### Introduction to Machine Learning with Python
## Chapter 7. 텍스트 데이터 다루기
---
## IMDb 리뷰 - 문서 군집화 (토픽 모델링)

- 토픽 모델링 : 비지도 학습으로 문서를 하나 또는 그 이상의 토픽으로 할당하는 작업
- LDA (잠재 디리클레 할당, Latent Dirichlet Allocation) : PCA와 유사하게 그룹지어지는 문서들이 가지는 단어들의 성분을 구한다

In [1]:
import numpy as np
import pandas as pd
import matplotlib.pyplot as plt

In [2]:
imdb_train, imdb_test = np.load('imdb.npy')

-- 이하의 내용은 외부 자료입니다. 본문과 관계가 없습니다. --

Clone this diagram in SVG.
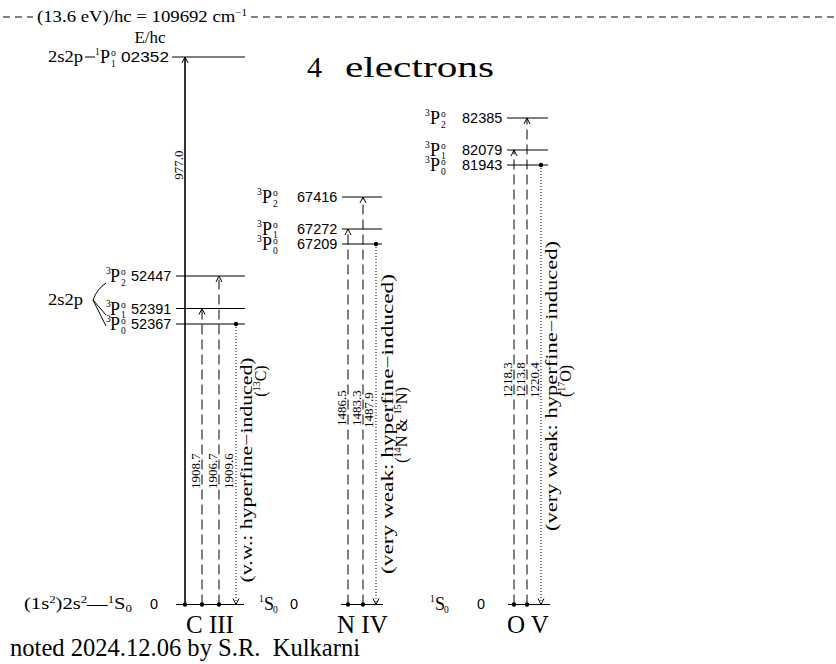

text_train = [s.decode().replace('<br />', '') for s in imdb_train.data]
y_train = imdb_train.target

- 15% 미만의 문서에서 나타나는 단어 중 가장 많이 출현하는 단어 10,000개를 선정한다

In [3]:
from sklearn.feature_extraction.text import CountVectorizer

vect = CountVectorizer(max_features=10000, max_df=0.15)

In [7]:
X = vect.fit_transform(text_train)

In [8]:
fn = np.array(vect.get_feature_names())
fn[::1000]

array(['00', 'bikini', 'consider', 'elegance', 'gram', 'karloff',
       'muscular', 'prone', 'shakespearean', 'thelma'], dtype='<U17')

In [9]:
X.shape

(25000, 10000)

In [10]:
fn[np.argsort((X>0).sum(axis=0))[0,:-10:-1]]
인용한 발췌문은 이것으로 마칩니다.